Although H1N1 is commonly referred to as swine flu, Dr Quigley pointed out that the cases being treated by the hospital were the result of human-to-human transmission and there was no cause for undue concern.
Healthy people would have no problem dealing with this strain of the flu and would usually be treated at home. However, at risk groups such as pregnant women, the over-65s and people with compromised immune systems required special attention.
He said that up to now, there was no evidence the cases in Wexford had been spread within the hospital, and that they had come from outside.
Increase
Flu activity has increased three-to-four-fold since the start of the year but is still at moderate levels, according to the HSE’s Health Protection Surveillance Centre (HPSC).
Influenza A(H1)pdm09 – the strain related to the 2009 outbreak – and influenza B are both circulating, it said, resulting in increasing hospitalisations admissions to intensive care. The HPSC has recommended that antivirals be considered for the treatment or prevention of influenza in high-risk groups.
By the second week in January, 42 A(H1)pdm09 cases had been reported, according to the HPSC’s weekly surveillance report.
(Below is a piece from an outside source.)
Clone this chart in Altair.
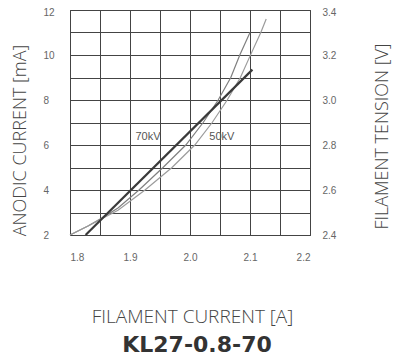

The virus H1N1, which causes what was commonly referred to in the past as “swine flu”, caused a pandemic in 2009.
Since then, this virus has continued to circulate in people in Europe and elsewhere, so that it is now a seasonal human flu virus, according to the World Health Organisation.
In 2009, the global population had little immunity to H1N1 because it was new, and it caused a global epidemic, with 100,000-400,000 estimated deaths that year. Now, the WHO says, H1N1 circulates as an annual flu virus.
The seasonal flu vaccine provides protection against H1N1, it says.
The flu virus can be highly contagious and can spread quickly from person to person through tiny drops in coughs and sneezes.